I have fought against white domination, and I have fought against black domination. I’ve cherished the ideal of a democratic and free society in which all persons live together in harmony and equal opportunity. It is an ideal which I hope to live for and to achieve; but if needs be it is an ideal for which I am prepared to die.

These are wonderful words; and it is to Obama’s credit that he quoted them. The whole speech could so easily have been wonderful if stripped of its self-serving opportunism. The peroration which he launches at 18:04 with the words, “Let us search for his strength” is magnificent. As a speaker he is so talented! What a pity he leaves me with a taste made sour by his having uttered, with a straight face, the following…

There are too many leaders who claim solidarity with Madiba’s struggle for freedom, but do not tolerate dissent from their own people.

Quite so.

Nelson Mandela – never, never, and never again…

On 10 May, 1994, Nelson Mandela delivered his inaugural speech. Were I an historian I would wax lyrical about the man. Others will assail us with such pronouncements for probably weeks to come. Not I. As but a humble rhetor allow me merely to examine this particular speech and his delivery of it.

For some time I have been sitting, as it were, upon the speech he delivered to ecstatic crowds upon his release from prison in 1990. If you wish you can view that here. The problem with it is that his first audible word arrives eventually at 5:36, preceded by tumultuous cheering, whistling, applause, and “You’ll never walk alone”. His inaugural address was a much more sober affair.

My first observation is that the monumental significance of the occasion, to a very marked degree, got to him. Furthermore he evidently knew that it would – though not a particularly powerful crystal ball would have told anyone that. The speech had been very, very carefully prepared and crafted.

And written down.

“Oh come on, Brian,” I hear you shout in exasperation. “On an occasion such as this you surely won’t begrudge him a script!” No, of course I don’t begrudge him it, but he would have been better without.

I have absolutely no doubt whatever that the speech was written from his heart, but it was spoken from his eyes. And that is, and will always be, the trouble with a scripted speech. Had he known how to structure and prepare even a hugely important speech for an historic occasion like this for delivering without the hindrance of paper, and then trusted himself to shoot it from the hip, he would have spoken it from the heart and that would have made it immeasurably better.

We need not have lost that beautiful symploce beginning at 8:03 – “Let there be … for all”. We certainly would not have needed to have lost that wonderful Face of the speech at 8:30, “Never, never, and never again shall it be …”  Yes, it was wonderful; but watch and you will see he even looked back at the paper for each of the succeeding occasions that he uttered the word, Never”. Did he need to consult his script each time for that word? No, of course not. But that does demonstrate how, when you permit it to control your speech, paper becomes a demanding tyrant. And like all tyrannies it impoverishes what it rules.

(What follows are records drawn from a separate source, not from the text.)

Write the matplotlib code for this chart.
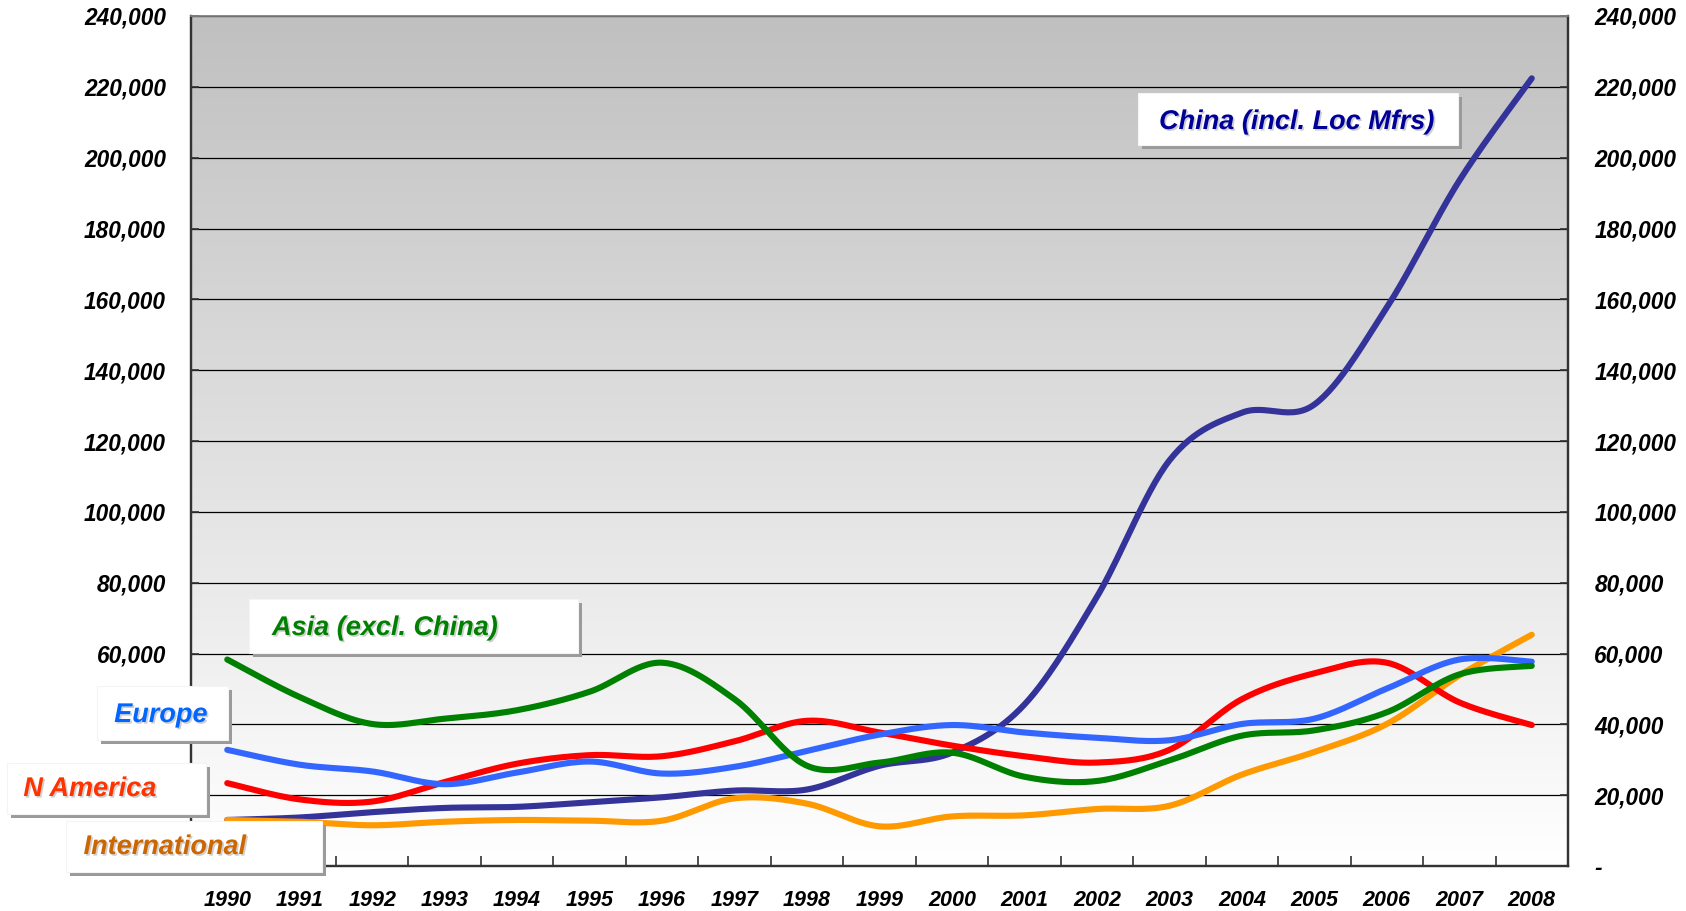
import numpy as np
import matplotlib
matplotlib.use("Agg")
import matplotlib.pyplot as plt
from matplotlib.patches import Rectangle
from matplotlib.ticker import FuncFormatter, FixedLocator
import matplotlib.patheffects as pe

plt.rcParams['font.family'] = ['Liberation Sans', 'DejaVu Sans']

years = ['1990', '1991', '1992', '1993', '1994', '1995', '1996', '1997', '1998', '1999',
         '2000', '2001', '2002', '2003', '2004', '2005', '2006', '2007', '2008']

china = [13000, 13700, 15200, 16400, 16700, 18000, 19400, 21300, 21600, 28300,
         32000, 45600, 76000, 114500, 128000, 130300, 157700, 193500, 222400]
asia = [58300, 47700, 40100, 41600, 44000, 49200, 57400, 47100, 28300, 29200,
        32000, 25200, 24000, 29800, 36800, 38300, 43400, 54100, 56500]
europe = [32800, 28600, 26700, 23100, 26400, 29500, 26100, 28000, 32500, 37100,
          39800, 37700, 36200, 35500, 40100, 41600, 50100, 58300, 57700]
namerica = [23400, 18800, 18200, 23700, 28900, 31300, 31000, 35200, 41000, 37700,
            34000, 31000, 29200, 32800, 47100, 54400, 57400, 46200, 39800]
international = [13000, 12500, 11500, 12500, 13000, 12800, 12800, 19100, 17600, 11200,
                 14000, 14300, 16100, 17000, 25800, 32200, 40100, 53800, 65300]

yticks = list(range(0, 240001, 20000))
# left-side labels hidden behind the series label boxes in the reference
hidden_left = [0, 20000, 40000]


def smooth(xs, ys, n=30):
    """Catmull-Rom rendering of a line through the given points (Excel-like smoothed line)."""
    p = np.column_stack([xs, ys]).astype(float)
    ext = np.vstack([p[0], p, p[-1]])
    out = []
    t = np.linspace(0, 1, n, endpoint=False)[:, None]
    for i in range(1, len(ext) - 2):
        p0, p1, p2, p3 = ext[i - 1], ext[i], ext[i + 1], ext[i + 2]
        c1 = p1 + (p2 - p0) / 6.0
        c2 = p2 - (p3 - p1) / 6.0
        seg = ((1 - t) ** 3) * p1 + 3 * ((1 - t) ** 2) * t * c1 + 3 * (1 - t) * t ** 2 * c2 + t ** 3 * p2
        out.append(seg)
    out.append(p[-1][None, :])
    arr = np.vstack(out)
    return arr[:, 0], arr[:, 1]


W, H = 1686, 911
fig = plt.figure(figsize=(W / 100, H / 100), dpi=100)
ax = fig.add_axes([191 / W, 1 - 866 / H, (1568 - 191) / W, (866 - 16) / H])

x = np.arange(len(years))
ax.set_xlim(-0.5, len(years) - 0.5)

# gradient background: gray at top fading to white at bottom
grad = np.linspace(0, 1, 256)[:, None]
top = np.array([192, 192, 192]) / 255.0
bot = np.array([255, 255, 255]) / 255.0
img = top[None, None, :] * (1 - grad[:, :, None]) + bot[None, None, :] * grad[:, :, None]
ax.imshow(img, extent=[-0.5, len(years) - 0.5, 0, 240000], origin='upper', aspect='auto',
          zorder=0, interpolation='bilinear')
ax.set_ylim(0, 240000)

ax.yaxis.set_major_locator(FixedLocator(yticks))
ax.grid(axis='y', color='black', linewidth=0.9, zorder=1)
ax.set_axisbelow(False)

fmt_right = FuncFormatter(lambda v, p: '-' if v == 0 else f"{v:,.0f}")
fmt_left = FuncFormatter(lambda v, p: '' if v in hidden_left else f"{v:,.0f}")
ax.yaxis.set_major_formatter(fmt_left)

series = [
    (china, '#333399'),
    (international, '#FF9900'),
    (namerica, '#FF0000'),
    (europe, '#3366FF'),
    (asia, '#008000'),
]
for vals, col in series:
    sx, sy = smooth(x, vals)
    ax.plot(sx, sy, color=col, linewidth=4.4, solid_capstyle='round', zorder=3)

ax.set_xticks(x)
ax.set_xticklabels(years)
ax.set_xticks(np.arange(0.5, len(years) - 1, 1.0), minor=True)
ax.tick_params(axis='x', which='major', length=0, pad=17)
ax.tick_params(axis='x', which='minor', direction='in', length=7, width=1.2, color='#333333')
ax.tick_params(axis='y', direction='in', length=6, width=1.2, color='#333333', pad=18)

for lab in ax.get_xticklabels():
    lab.set_fontsize(15.5)
    lab.set_fontweight('bold')
    lab.set_fontstyle('italic')
for lab in ax.get_yticklabels():
    lab.set_fontsize(16.3)
    lab.set_fontweight('bold')
    lab.set_fontstyle('italic')

ax2 = ax.twinx()
ax2.set_ylim(0, 240000)
ax2.yaxis.set_major_locator(FixedLocator(yticks))
ax2.yaxis.set_major_formatter(fmt_right)
ax2.tick_params(axis='y', direction='in', length=6, width=1.2, color='#333333', pad=19)
for lab in ax2.get_yticklabels():
    lab.set_fontsize(16.3)
    lab.set_fontweight('bold')
    lab.set_fontstyle('italic')

for a in (ax, ax2):
    for s in ('left', 'right', 'bottom'):
        a.spines[s].set_color('#333333')
        a.spines[s].set_linewidth(1.6)
    a.spines['top'].set_color('#888888')
    a.spines['top'].set_linewidth(1.2)

# label boxes (figure pixel coords: x0, y_top, x1, y_bottom), text anchor x, text centre y
labels = [
    ("China (incl. Loc Mfrs)", '#000099', (1138, 93, 1458, 145), 1297, 122, 'center'),
    ("Asia (excl. China)", '#008000', (249, 599, 578, 653), 272, 628, 'left'),
    ("Europe", '#0066FF', (97, 686, 228, 740), 161, 715, 'center'),
    ("N America", '#FF3300', (7, 763, 206, 814), 90, 789, 'center'),
    ("International", '#CC6600', (66, 821, 322, 872), 165, 847, 'center'),
]
for text, col, (x0, y0, x1, y1), tx, ty, ha in labels:
    fx0, fx1 = x0 / W, x1 / W
    fy0, fy1 = 1 - y1 / H, 1 - y0 / H
    sh = Rectangle((fx0 + 4 / W, fy0 - 4 / H), fx1 - fx0, fy1 - fy0, transform=fig.transFigure,
                   facecolor='#9a9a9a', edgecolor='none', zorder=10)
    bx = Rectangle((fx0, fy0), fx1 - fx0, fy1 - fy0, transform=fig.transFigure,
                   facecolor='white', edgecolor='#f4f4f4', linewidth=0.8, zorder=11)
    fig.add_artist(sh)
    fig.add_artist(bx)
    fig.text(tx / W, 1 - ty / H, text, color=col, fontsize=19.5, fontweight='bold',
             fontstyle='italic', ha=ha, va='center', zorder=12,
             path_effects=[pe.SimplePatchShadow(offset=(1.2, -1.2), shadow_rgbFace='#777777', alpha=0.35),
                           pe.Normal()])

fig.savefig('out.png', dpi=100)
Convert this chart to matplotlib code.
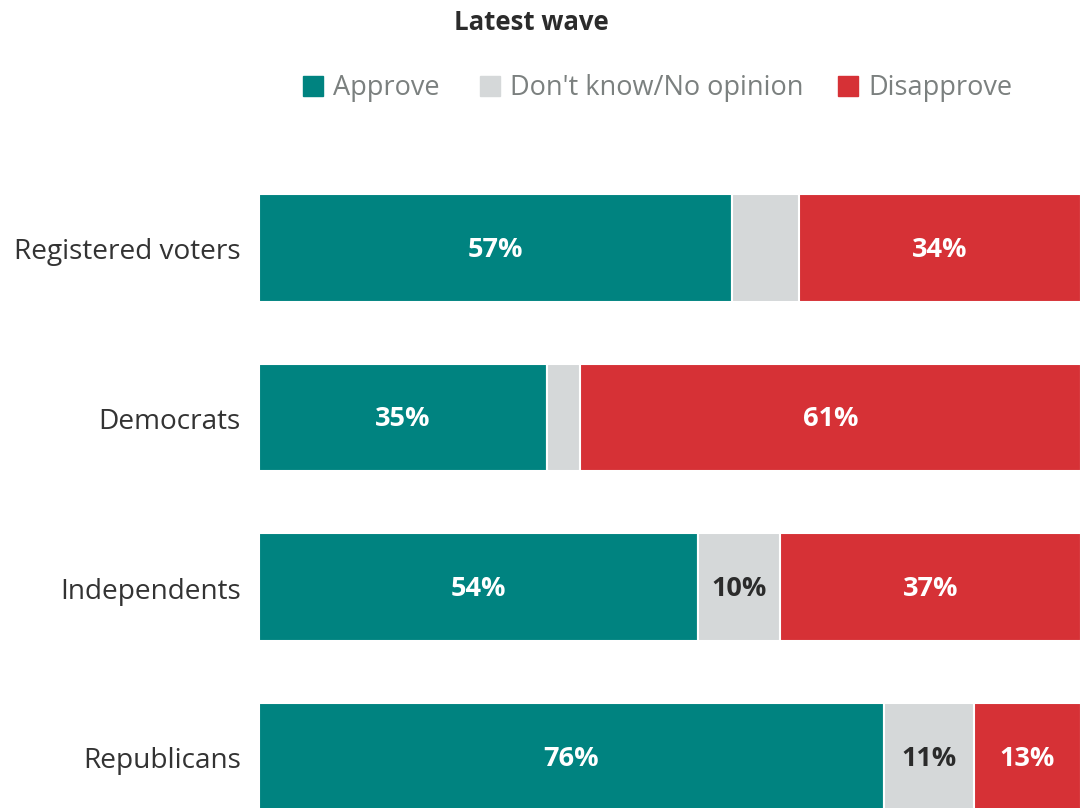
import numpy as np
import matplotlib.pyplot as plt
from matplotlib.patches import Rectangle

# data
groups = ['Registered voters', 'Democrats', 'Independents', 'Republicans']
approve = np.array([57, 35, 54, 76])
dont_know = np.array([8, 4, 10, 11])
disapprove = np.array([34, 61, 37, 13])
series_names = ['Approve', "Don't know/No opinion", 'Disapprove']

colors = ['#008380', '#D5D8D9', '#D63136']
label_colors = ['white', '#2b2b2b', 'white']

plt.rcParams['font.family'] = ['Open Sans', 'DejaVu Sans']

W, H = 1081, 808
fig = plt.figure(figsize=(W / 100, H / 100), dpi=100)
ax = fig.add_axes([259 / W, 0, 822 / W, (808 - 163) / H])

series = [approve, dont_know, disapprove]
totals = approve + dont_know + disapprove  # rows are scaled to their own total
y = np.arange(len(groups))
left = np.zeros(len(groups))
for vals, col, lc in zip(series, colors, label_colors):
    share = vals / totals * 100
    ax.barh(y, share, left=left, height=0.635, color=col,
            edgecolor='white', linewidth=1.5)
    for i in range(len(groups)):
        if vals[i] >= 10:  # small segments stay unlabelled
            ax.text(left[i] + share[i] / 2, y[i] + 0.01, f'{vals[i]}%',
                    ha='center', va='center', color=lc, fontsize=19.5,
                    fontweight='bold')
    left = left + share

ax.set_xlim(0, 100)
ax.set_ylim(3.3, -0.5)
ax.axis('off')

for i, g in enumerate(groups):
    ax.text(-2.2, y[i] + 0.025, g, ha='right', va='center', fontsize=20.2,
            color='#333333')

# title and legend
fig.text(531 / W, 1 - 23 / H, 'Latest wave', ha='center', va='center',
         fontsize=18.5, fontweight='bold', color='#2b2b2b')
sq_x = [303, 480, 838]
for sx, name, col in zip(sq_x, series_names, colors):
    fig.patches.append(Rectangle((sx / W, 1 - 96 / H), 20 / W, 20 / H,
                                 transform=fig.transFigure, color=col))
    fig.text((sx + 30) / W, 1 - 88 / H, name, ha='left', va='center',
             fontsize=19.5, color='#7b807f')

fig.savefig('out.png', dpi=100)
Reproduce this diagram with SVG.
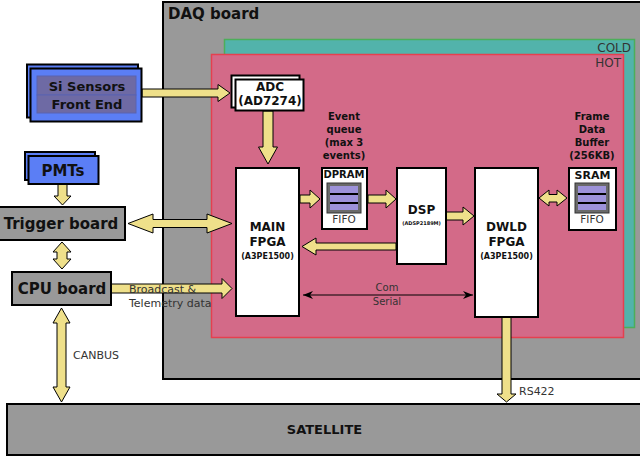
<svg xmlns="http://www.w3.org/2000/svg" width="640" height="459" viewBox="0 0 640 459">
  <defs>
    <style>
      .board { fill: #999999; stroke: #000; stroke-width: 2; }
      .blue { fill: #5b7ef5; stroke: #000; stroke-width: 2; }
      .white { fill: #fff; stroke: #000; stroke-width: 2; }
      .row { fill: #6e6aa4; stroke: #5a63b0; stroke-width: 1; }
      .bus { fill: #efe08a; stroke: #000; stroke-width: 1; stroke-linejoin: miter; }
      .b { font-family: "DejaVu Sans", Verdana, sans-serif; font-weight: bold; fill: #111; text-anchor: middle; }
      .n { font-family: "DejaVu Sans", Verdana, sans-serif; fill: #333; }
      .ser { stroke: #000; stroke-width: 1.2; fill: none; }
    </style>
    <marker id="tip" viewBox="0 0 10 8" refX="10" refY="4" markerWidth="10" markerHeight="8" markerUnits="userSpaceOnUse" orient="auto-start-reverse">
      <path d="M0,0 L10,4 L0,8 L3,4 Z" fill="#000"/>
    </marker>
    <g id="fifo">
      <rect x="0" y="0" width="34" height="30" fill="#6a6a6a" stroke="#333" stroke-width="1"/>
      <rect x="3" y="3" width="28" height="24" fill="#000"/>
      <rect x="3" y="3" width="28" height="7" fill="#9d92d9"/>
      <rect x="3" y="12" width="28" height="7" fill="#9d92d9"/>
      <rect x="3" y="21" width="28" height="6" fill="#9d92d9"/>
    </g>
  </defs>

  <!-- DAQ board with cold and hot zones -->
  <g id="daq">
    <rect class="board" x="163" y="2" width="500" height="377"/>
    <text class="b" x="168" y="19" font-size="15" text-anchor="start" style="text-anchor:start">DAQ board</text>
  </g>
  <g id="cold">
    <rect x="224.5" y="39.5" width="410" height="288" fill="#52b3ab" stroke="#4cae5a" stroke-width="1.5"/>
    <text class="n" x="631" y="52" font-size="12" text-anchor="end" fill="#1a1a1a">COLD</text>
  </g>
  <g id="hot">
    <rect x="211.5" y="54.5" width="412" height="283" fill="#d36a88" stroke="#e5404f" stroke-width="1.5"/>
    <text class="n" x="621" y="67" font-size="12" text-anchor="end" fill="#1a1a1a">HOT</text>
  </g>

  <!-- connectors -->
  <g id="connectors">
    <!-- Si sensors to ADC -->
    <polygon class="bus" points="142,89 218,89 218,84.5 230,93 218,101.5 218,97 142,97"/>
    <!-- ADC to main FPGA -->
    <polygon class="bus" points="263,111 273,111 273,147 277.5,147 268,164 258.5,147 263,147"/>
    <!-- PMTs to trigger board -->
    <polygon class="bus" points="58,184 67,184 67,196 71,196 62.5,205 54,196 58,196"/>
    <!-- trigger board <-> main FPGA -->
    <polygon class="bus" points="128,223.5 153,214 153,219.5 207,219.5 207,214 232,223.5 207,233 207,227.5 153,227.5 153,233"/>
    <!-- trigger board <-> CPU board -->
    <polygon class="bus" points="62,242 71,252 67,252 67,259 71,259 62,269 53,259 57,259 57,252 53,252"/>
    <!-- CPU board to main FPGA -->
    <polygon class="bus" points="111,284 222,284 222,278.5 232,288.5 222,298.5 222,293 111,293"/>
    <!-- main FPGA to DPRAM -->
    <polygon class="bus" points="300,195 310,195 310,190 320,199 310,208 310,203 300,203"/>
    <!-- DPRAM to DSP -->
    <polygon class="bus" points="368,195 386,195 386,190 396,199 386,208 386,203 368,203"/>
    <!-- DSP back to main FPGA -->
    <polygon class="bus" points="396,243 316,243 316,238 302,246.5 316,255 316,250 396,250"/>
    <!-- DSP to DWLD FPGA -->
    <polygon class="bus" points="446,212 463,212 463,207 474,216 463,225 463,220 446,220"/>
    <!-- DWLD FPGA <-> SRAM -->
    <polygon class="bus" points="539,198 549,190 549,194.5 557,194.5 557,190 567,198 557,206 557,202 549,202 549,206"/>
    <!-- Com serial link -->
    <line class="ser" x1="303" y1="295" x2="473" y2="295" marker-start="url(#tip)" marker-end="url(#tip)"/>
    <!-- DWLD FPGA to satellite (RS422) -->
    <polygon class="bus" points="502,317 511,317 511,394 516,394 506.5,402 497,394 502,394"/>
    <!-- CPU board <-> satellite (CANBUS) -->
    <polygon class="bus" points="61.5,308 70,323 66,323 66,387 70,387 61.5,402 53,387 57,387 57,323 53,323"/>

    <text class="n" x="129" y="293" font-size="11">Broadcast &amp;</text>
    <text class="n" x="129" y="307" font-size="11">Telemetry data</text>
    <text class="n" x="387" y="291" font-size="10" text-anchor="middle">Com</text>
    <text class="n" x="387" y="305" font-size="10" text-anchor="middle">Serial</text>
    <text class="n" x="519" y="395" font-size="11">RS422</text>
    <text class="n" x="73" y="359" font-size="11">CANBUS</text>
  </g>

  <!-- Si sensors front end -->
  <g id="si-sensors">
    <rect class="blue" x="27" y="64.5" width="111" height="53"/>
    <rect class="blue" x="30.5" y="68.5" width="111" height="53"/>
    <rect class="row" x="37" y="76" width="99" height="19"/>
    <rect class="row" x="37" y="95" width="99" height="18"/>
    <text class="b" x="87" y="91" font-size="13">Si Sensors</text>
    <text class="b" x="87" y="109" font-size="13">Front End</text>
  </g>

  <!-- ADC -->
  <g id="adc">
    <rect class="white" x="231.5" y="75.5" width="68" height="32"/>
    <rect class="white" x="235.5" y="79.5" width="68" height="31"/>
    <text class="b" x="270" y="91" font-size="12">ADC</text>
    <text class="b" x="270" y="105" font-size="12">(AD7274)</text>
  </g>

  <!-- PMTs -->
  <g id="pmts">
    <rect class="blue" x="25" y="152" width="70" height="28"/>
    <rect class="blue" x="28.5" y="156" width="70" height="28"/>
    <text class="b" x="63" y="176" font-size="15">PMTs</text>
  </g>

  <!-- trigger board -->
  <g id="trigger">
    <rect class="board" x="-5" y="207" width="130" height="33"/>
    <text class="b" x="61" y="229" font-size="15">Trigger board</text>
  </g>

  <!-- CPU board -->
  <g id="cpu">
    <rect class="board" x="12" y="272" width="99" height="33"/>
    <text class="b" x="62" y="294" font-size="15">CPU board</text>
  </g>

  <!-- main FPGA -->
  <g id="main-fpga">
    <rect class="white" x="236" y="168" width="63" height="148"/>
    <text class="b" x="267.5" y="231" font-size="12">MAIN</text>
    <text class="b" x="267.5" y="246" font-size="12">FPGA</text>
    <text class="b" x="267.5" y="259" font-size="8">(A3PE1500)</text>
  </g>

  <!-- event queue DPRAM -->
  <g id="dpram">
    <text class="b" x="344" y="120" font-size="10">Event</text>
    <text class="b" x="344" y="133" font-size="10">queue</text>
    <text class="b" x="344" y="146" font-size="10">(max 3</text>
    <text class="b" x="344" y="159" font-size="10">events)</text>
    <rect class="white" x="322" y="168" width="45" height="61"/>
    <text class="b" x="344" y="178" font-size="10">DPRAM</text>
    <use href="#fifo" x="327" y="183"/>
    <text class="n" x="344" y="223" font-size="10.5" text-anchor="middle">FIFO</text>
  </g>

  <!-- DSP -->
  <g id="dsp">
    <rect class="white" x="397" y="168" width="49" height="96"/>
    <text class="b" x="421.5" y="214" font-size="12">DSP</text>
    <text class="b" x="421.5" y="225" font-size="5">(ADSP2189M)</text>
  </g>

  <!-- DWLD FPGA -->
  <g id="dwld-fpga">
    <rect class="white" x="475" y="168" width="63" height="149"/>
    <text class="b" x="506.5" y="231" font-size="12">DWLD</text>
    <text class="b" x="506.5" y="246" font-size="12">FPGA</text>
    <text class="b" x="506.5" y="259" font-size="8">(A3PE1500)</text>
  </g>

  <!-- frame data buffer SRAM -->
  <g id="sram">
    <text class="b" x="592" y="120" font-size="10">Frame</text>
    <text class="b" x="592" y="133" font-size="10">Data</text>
    <text class="b" x="592" y="146" font-size="10">Buffer</text>
    <text class="b" x="592" y="159" font-size="10">(256KB)</text>
    <rect class="white" x="569" y="168" width="47" height="62"/>
    <text class="b" x="592.5" y="179" font-size="11">SRAM</text>
    <use href="#fifo" x="575" y="183"/>
    <text class="n" x="592" y="223" font-size="10.5" text-anchor="middle">FIFO</text>
  </g>

  <!-- satellite -->
  <g id="satellite">
    <rect class="board" x="7" y="404" width="650" height="51"/>
    <text class="b" x="324.5" y="434" font-size="13">SATELLITE</text>
  </g>
</svg>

Nelson Mandela 18 July, 1918 – 5 December, 2013.

RIP

Hans Rosling: a wizz with visuals

TED boasts 1500+ talks. That represents a serious amount of time that someone like me can spend, looking for examples that have particular interest for this blog. The trainee that suggested that I should look at Hans Rosling therefore did me an enormous favour. Merely for interest and entertainment the man is great value; but today I want to examine something that he does with particular skill. Rosling is a master at the development, use and application of visuals.

When I go through the routine of embedding a video here, I never know in advance what still picture will be used to illustrate it. You may think that the above picture was a happy chance, in view of what I said would be my theme for this posting, but you could pause this video almost anywhere and have a picture of Rosling in some galvanic pose with a visual.

His talk is on the impact of religion on birth rate, and he has some quite surprising revelations that I shall not spoil: this talk is worth watching for its own sake.

Before I home in on his use of visuals, I’d also like to draw your attention to his excellent use of a hanging thread at 2:04. In fact he begins spinning this thread at around 1:30. Hanging threads are very useful when you are torn between wanting to say something early in a speech, but don’t want to pre-empt a kindred point that you are planning to cover later. By telling the audience that you will return to this you not only solve the problem but you also hook them into paying more attention so as not to miss it. This latter quality is often covered in how-to books, with the regrettable result that too many speakers dangle too many arbitrary and meaningless threads. It’s a powerful device when used sparingly and judiciously, but badly used it can be tedious as hell. Rosling applies the principle beautifully.

The joy of Rosling’s visuals is in the synergy that he achieves between his voice and his pictures. They are never a distraction from what he is saying, nor does his voice prevent you from absorbing exactly what you need from the pictures.

At 2:40 he begins weaving a fascinating demonstration. At the beginning he is merely showing you a map of the world, indicating religious distribution, but this is in order that you might understand the iconography that will follow. A minute later there appears a graph, a chart. He spends yet another minute taking you through and explaining the chart, and we see how comprehensively he has made the chart interactive; but the real magic is yet to come. At 4:45 the chart starts moving to indicate the passage of time, and what it shows is extraordinary.

At 5:20 the audience breaks out in spontaneous applause. What are they clapping? What he has discovered? No, it is the way he has demonstrated it. The applause is well-deserved: that chart is a wizz! Together with his commentary it makes its point with complete clarity.

We are merely halfway through the talk and what is still to come is as fascinating as what has passed.  He plays more with the interactivity of his chart, and he plays with those boxes that you can see in the picture above. He also picks up the hanging thread.

And he plays with something else! He has a pointer. Not a laser pointer, but a great long pole with a bobble on the end. The juxtaposition of his high-tech graphics and this low-tech pointer makes for very appealing theatre. This is a clever guy who has thought everything through with considerable care. I can see myself wasting lots of time watching his talks.